YOUR GOAL ▸
Give the listing again exactly, omitting its images.

RAW DATA ▸

((

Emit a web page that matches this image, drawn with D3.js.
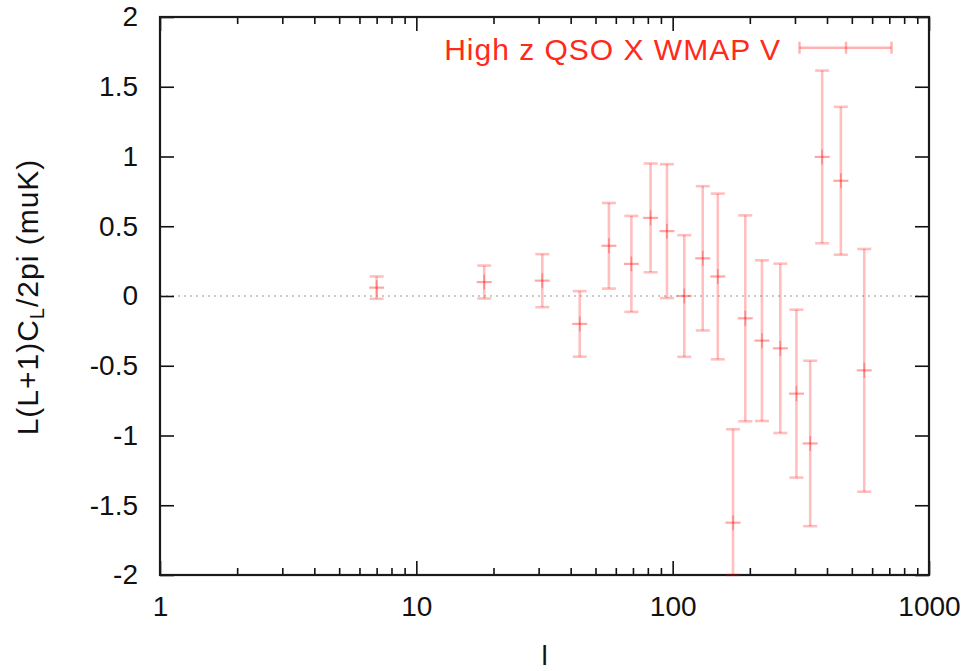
<!DOCTYPE html>
<html>
<head>
<meta charset="utf-8">
<script src="https://cdn.jsdelivr.net/npm/d3@7"></script>
<style>
  html, body { margin: 0; padding: 0; background: #fff; }
  svg { display: block; }
</style>
</head>
<body>
<svg id="chart" width="972" height="671"></svg>
<script>
// ---- data ----
const ells   = [7, 18.4, 31, 43.4, 56.4, 69, 82, 95, 111, 131, 150, 172, 192, 223, 263, 304, 344, 383, 453, 559];
const values = [0.06, 0.10, 0.11, -0.20, 0.36, 0.23, 0.56, 0.465, 0.00, 0.27, 0.14, -1.625, -0.16, -0.32, -0.375, -0.70, -1.057, 0.997, 0.826, -0.533];
const errors = [0.08, 0.118, 0.19, 0.235, 0.307, 0.344, 0.39, 0.48, 0.436, 0.517, 0.594, 0.67, 0.738, 0.576, 0.607, 0.602, 0.593, 0.619, 0.53, 0.87];
const xTickLabels = ["1", "10", "100", "1000"];
const yTickValues = [-2, -1.5, -1, -0.5, 0, 0.5, 1, 1.5, 2];
const seriesName = "High z QSO X WMAP V";
const xLabel = "l";

(function () {
// ---- layout ----
const svg = d3.select("#chart");
const pL = 160, pR = 929, pT = 17, pB = 575;
const x = d3.scaleLog().domain([1, 1000]).range([pL, pR]);
const y = d3.scaleLinear().domain([-2, 2]).range([pB, pT]).clamp(true);
const font = "'Liberation Sans', Arial, Helvetica, sans-serif";
const red = "#ff0000";

// zero line
svg.append("line")
  .attr("x1", pL).attr("x2", pR).attr("y1", y(0)).attr("y2", y(0))
  .attr("stroke", "#bbb").attr("stroke-width", 1.5).attr("stroke-dasharray", "2,4");

// ticks via axes
const yAxisL = d3.axisLeft(y).tickValues(yTickValues).tickSize(-14).tickPadding(22).tickFormat(d => String(d));
const yAxisR = d3.axisRight(y).tickValues(yTickValues).tickSize(-14).tickFormat("");
svg.append("g").attr("transform", `translate(${pL},0)`).call(yAxisL);
svg.append("g").attr("transform", `translate(${pR},0)`).call(yAxisR);

const allX = x.ticks();
const isMajor = d => Math.abs(Math.log10(d) - Math.round(Math.log10(d))) < 1e-9;
const majors = allX.filter(isMajor);
const minors = allX.filter(d => !isMajor(d));

const xAxisB = d3.axisBottom(x).tickValues(majors).tickSize(-14).tickPadding(21)
  .tickFormat((d, i) => xTickLabels[i]);
const xAxisBm = d3.axisBottom(x).tickValues(minors).tickSize(-7).tickFormat("");
const xAxisT = d3.axisTop(x).tickValues(majors).tickSize(-14).tickFormat("");
const xAxisTm = d3.axisTop(x).tickValues(minors).tickSize(-7).tickFormat("");
svg.append("g").attr("transform", `translate(0,${pB})`).call(xAxisB);
svg.append("g").attr("transform", `translate(0,${pB})`).call(xAxisBm);
svg.append("g").attr("transform", `translate(0,${pT})`).call(xAxisT);
svg.append("g").attr("transform", `translate(0,${pT})`).call(xAxisTm);

svg.selectAll(".domain").remove();
svg.selectAll(".tick line").attr("stroke", "#111").attr("stroke-width", 1.6);
svg.selectAll(".tick text").attr("fill", "#111").attr("font-family", font).attr("font-size", 28);

// frame
svg.append("rect").attr("x", pL).attr("y", pT).attr("width", pR - pL).attr("height", pB - pT)
  .attr("fill", "none").attr("stroke", "#1a1a1a").attr("stroke-width", 2.2);

// error bars
const data = ells.map((l, i) => ({ l, v: values[i], e: errors[i] }));
const g = svg.append("g");
const cap = 7, arm = 7.5;
const pts = g.selectAll("g.pt").data(data).join("g").attr("class", "pt");
pts.append("line")
  .attr("x1", d => x(d.l)).attr("x2", d => x(d.l))
  .attr("y1", d => y(d.v - d.e)).attr("y2", d => y(d.v + d.e))
  .attr("stroke", red).attr("stroke-opacity", 0.25).attr("stroke-width", 2.6);
pts.append("line")
  .attr("x1", d => x(d.l) - cap).attr("x2", d => x(d.l) + cap)
  .attr("y1", d => y(d.v - d.e)).attr("y2", d => y(d.v - d.e))
  .attr("stroke", red).attr("stroke-opacity", 0.25).attr("stroke-width", 2.6);
pts.append("line")
  .attr("x1", d => x(d.l) - cap).attr("x2", d => x(d.l) + cap)
  .attr("y1", d => y(d.v + d.e)).attr("y2", d => y(d.v + d.e))
  .attr("stroke", red).attr("stroke-opacity", 0.25).attr("stroke-width", 2.6);
// point marker "+"
pts.append("line")
  .attr("x1", d => x(d.l) - arm).attr("x2", d => x(d.l) + arm)
  .attr("y1", d => y(d.v)).attr("y2", d => y(d.v))
  .attr("stroke", red).attr("stroke-opacity", 0.35).attr("stroke-width", 2.2);
pts.append("line")
  .attr("x1", d => x(d.l)).attr("x2", d => x(d.l))
  .attr("y1", d => y(d.v) - arm).attr("y2", d => y(d.v) + arm)
  .attr("stroke", red).attr("stroke-opacity", 0.3).attr("stroke-width", 1.6);

// legend
const legY = 47.7, lx1 = 799.5, lx2 = 891.5, lxm = 846;
svg.append("text").attr("x", 781).attr("y", 59.5).attr("text-anchor", "end")
  .attr("font-family", font).attr("font-size", 30).attr("letter-spacing", "1px")
  .attr("fill", "#ff2a1a").text(seriesName);
const lg = svg.append("g").attr("stroke", red).attr("stroke-opacity", 0.3).attr("stroke-width", 2.4);
lg.append("line").attr("x1", lx1).attr("x2", lx2).attr("y1", legY).attr("y2", legY);
lg.append("line").attr("x1", lx1).attr("x2", lx1).attr("y1", legY - 6).attr("y2", legY + 6);
lg.append("line").attr("x1", lx2).attr("x2", lx2).attr("y1", legY - 6).attr("y2", legY + 6);
lg.append("line").attr("x1", lxm).attr("x2", lxm).attr("y1", legY - 6).attr("y2", legY + 6);

// axis labels
svg.append("text").attr("x", (pL + pR) / 2).attr("y", 665).attr("text-anchor", "middle")
  .attr("font-family", font).attr("font-size", 28).attr("fill", "#111").text(xLabel);

const yl = svg.append("text").attr("transform", "translate(38,297) rotate(-90)")
  .attr("text-anchor", "middle").attr("font-family", font).attr("font-size", 30)
  .attr("letter-spacing", "1px").attr("fill", "#111");
yl.append("tspan").text("L(L+1)C");
yl.append("tspan").attr("font-size", 20).attr("dy", 6).text("L");
yl.append("tspan").attr("dy", -6).text("/2pi (muK)");
})();
</script>
</body>
</html>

))

ANSWER BELOW ▸
Emit a web page that matches this image, drawn with D3.js.
<!DOCTYPE html>
<html>
<head>
<meta charset="utf-8">
<script src="https://cdn.jsdelivr.net/npm/d3@7"></script>
<style>
  html, body { margin: 0; padding: 0; background: #fff; }
  svg { display: block; }
</style>
</head>
<body>
<svg id="chart" width="972" height="671"></svg>
<script>
// ---- data ----
const ells   = [7, 18.4, 31, 43.4, 56.4, 69, 82, 95, 111, 131, 150, 172, 192, 223, 263, 304, 344, 383, 453, 559];
const values = [0.06, 0.10, 0.11, -0.20, 0.36, 0.23, 0.56, 0.465, 0.00, 0.27, 0.14, -1.625, -0.16, -0.32, -0.375, -0.70, -1.057, 0.997, 0.826, -0.533];
const errors = [0.08, 0.118, 0.19, 0.235, 0.307, 0.344, 0.39, 0.48, 0.436, 0.517, 0.594, 0.67, 0.738, 0.576, 0.607, 0.602, 0.593, 0.619, 0.53, 0.87];
const xTickLabels = ["1", "10", "100", "1000"];
const yTickValues = [-2, -1.5, -1, -0.5, 0, 0.5, 1, 1.5, 2];
const seriesName = "High z QSO X WMAP V";
const xLabel = "l";

(function () {
// ---- layout ----
const svg = d3.select("#chart");
const pL = 160, pR = 929, pT = 17, pB = 575;
const x = d3.scaleLog().domain([1, 1000]).range([pL, pR]);
const y = d3.scaleLinear().domain([-2, 2]).range([pB, pT]).clamp(true);
const font = "'Liberation Sans', Arial, Helvetica, sans-serif";
const red = "#ff0000";

// zero line
svg.append("line")
  .attr("x1", pL).attr("x2", pR).attr("y1", y(0)).attr("y2", y(0))
  .attr("stroke", "#bbb").attr("stroke-width", 1.5).attr("stroke-dasharray", "2,4");

// ticks via axes
const yAxisL = d3.axisLeft(y).tickValues(yTickValues).tickSize(-14).tickPadding(22).tickFormat(d => String(d));
const yAxisR = d3.axisRight(y).tickValues(yTickValues).tickSize(-14).tickFormat("");
svg.append("g").attr("transform", `translate(${pL},0)`).call(yAxisL);
svg.append("g").attr("transform", `translate(${pR},0)`).call(yAxisR);

const allX = x.ticks();
const isMajor = d => Math.abs(Math.log10(d) - Math.round(Math.log10(d))) < 1e-9;
const majors = allX.filter(isMajor);
const minors = allX.filter(d => !isMajor(d));

const xAxisB = d3.axisBottom(x).tickValues(majors).tickSize(-14).tickPadding(21)
  .tickFormat((d, i) => xTickLabels[i]);
const xAxisBm = d3.axisBottom(x).tickValues(minors).tickSize(-7).tickFormat("");
const xAxisT = d3.axisTop(x).tickValues(majors).tickSize(-14).tickFormat("");
const xAxisTm = d3.axisTop(x).tickValues(minors).tickSize(-7).tickFormat("");
svg.append("g").attr("transform", `translate(0,${pB})`).call(xAxisB);
svg.append("g").attr("transform", `translate(0,${pB})`).call(xAxisBm);
svg.append("g").attr("transform", `translate(0,${pT})`).call(xAxisT);
svg.append("g").attr("transform", `translate(0,${pT})`).call(xAxisTm);

svg.selectAll(".domain").remove();
svg.selectAll(".tick line").attr("stroke", "#111").attr("stroke-width", 1.6);
svg.selectAll(".tick text").attr("fill", "#111").attr("font-family", font).attr("font-size", 28);

// frame
svg.append("rect").attr("x", pL).attr("y", pT).attr("width", pR - pL).attr("height", pB - pT)
  .attr("fill", "none").attr("stroke", "#1a1a1a").attr("stroke-width", 2.2);

// error bars
const data = ells.map((l, i) => ({ l, v: values[i], e: errors[i] }));
const g = svg.append("g");
const cap = 7, arm = 7.5;
const pts = g.selectAll("g.pt").data(data).join("g").attr("class", "pt");
pts.append("line")
  .attr("x1", d => x(d.l)).attr("x2", d => x(d.l))
  .attr("y1", d => y(d.v - d.e)).attr("y2", d => y(d.v + d.e))
  .attr("stroke", red).attr("stroke-opacity", 0.25).attr("stroke-width", 2.6);
pts.append("line")
  .attr("x1", d => x(d.l) - cap).attr("x2", d => x(d.l) + cap)
  .attr("y1", d => y(d.v - d.e)).attr("y2", d => y(d.v - d.e))
  .attr("stroke", red).attr("stroke-opacity", 0.25).attr("stroke-width", 2.6);
pts.append("line")
  .attr("x1", d => x(d.l) - cap).attr("x2", d => x(d.l) + cap)
  .attr("y1", d => y(d.v + d.e)).attr("y2", d => y(d.v + d.e))
  .attr("stroke", red).attr("stroke-opacity", 0.25).attr("stroke-width", 2.6);
// point marker "+"
pts.append("line")
  .attr("x1", d => x(d.l) - arm).attr("x2", d => x(d.l) + arm)
  .attr("y1", d => y(d.v)).attr("y2", d => y(d.v))
  .attr("stroke", red).attr("stroke-opacity", 0.35).attr("stroke-width", 2.2);
pts.append("line")
  .attr("x1", d => x(d.l)).attr("x2", d => x(d.l))
  .attr("y1", d => y(d.v) - arm).attr("y2", d => y(d.v) + arm)
  .attr("stroke", red).attr("stroke-opacity", 0.3).attr("stroke-width", 1.6);

// legend
const legY = 47.7, lx1 = 799.5, lx2 = 891.5, lxm = 846;
svg.append("text").attr("x", 781).attr("y", 59.5).attr("text-anchor", "end")
  .attr("font-family", font).attr("font-size", 30).attr("letter-spacing", "1px")
  .attr("fill", "#ff2a1a").text(seriesName);
const lg = svg.append("g").attr("stroke", red).attr("stroke-opacity", 0.3).attr("stroke-width", 2.4);
lg.append("line").attr("x1", lx1).attr("x2", lx2).attr("y1", legY).attr("y2", legY);
lg.append("line").attr("x1", lx1).attr("x2", lx1).attr("y1", legY - 6).attr("y2", legY + 6);
lg.append("line").attr("x1", lx2).attr("x2", lx2).attr("y1", legY - 6).attr("y2", legY + 6);
lg.append("line").attr("x1", lxm).attr("x2", lxm).attr("y1", legY - 6).attr("y2", legY + 6);

// axis labels
svg.append("text").attr("x", (pL + pR) / 2).attr("y", 665).attr("text-anchor", "middle")
  .attr("font-family", font).attr("font-size", 28).attr("fill", "#111").text(xLabel);

const yl = svg.append("text").attr("transform", "translate(38,297) rotate(-90)")
  .attr("text-anchor", "middle").attr("font-family", font).attr("font-size", 30)
  .attr("letter-spacing", "1px").attr("fill", "#111");
yl.append("tspan").text("L(L+1)C");
yl.append("tspan").attr("font-size", 20).attr("dy", 6).text("L");
yl.append("tspan").attr("dy", -6).text("/2pi (muK)");
})();
</script>
</body>
</html>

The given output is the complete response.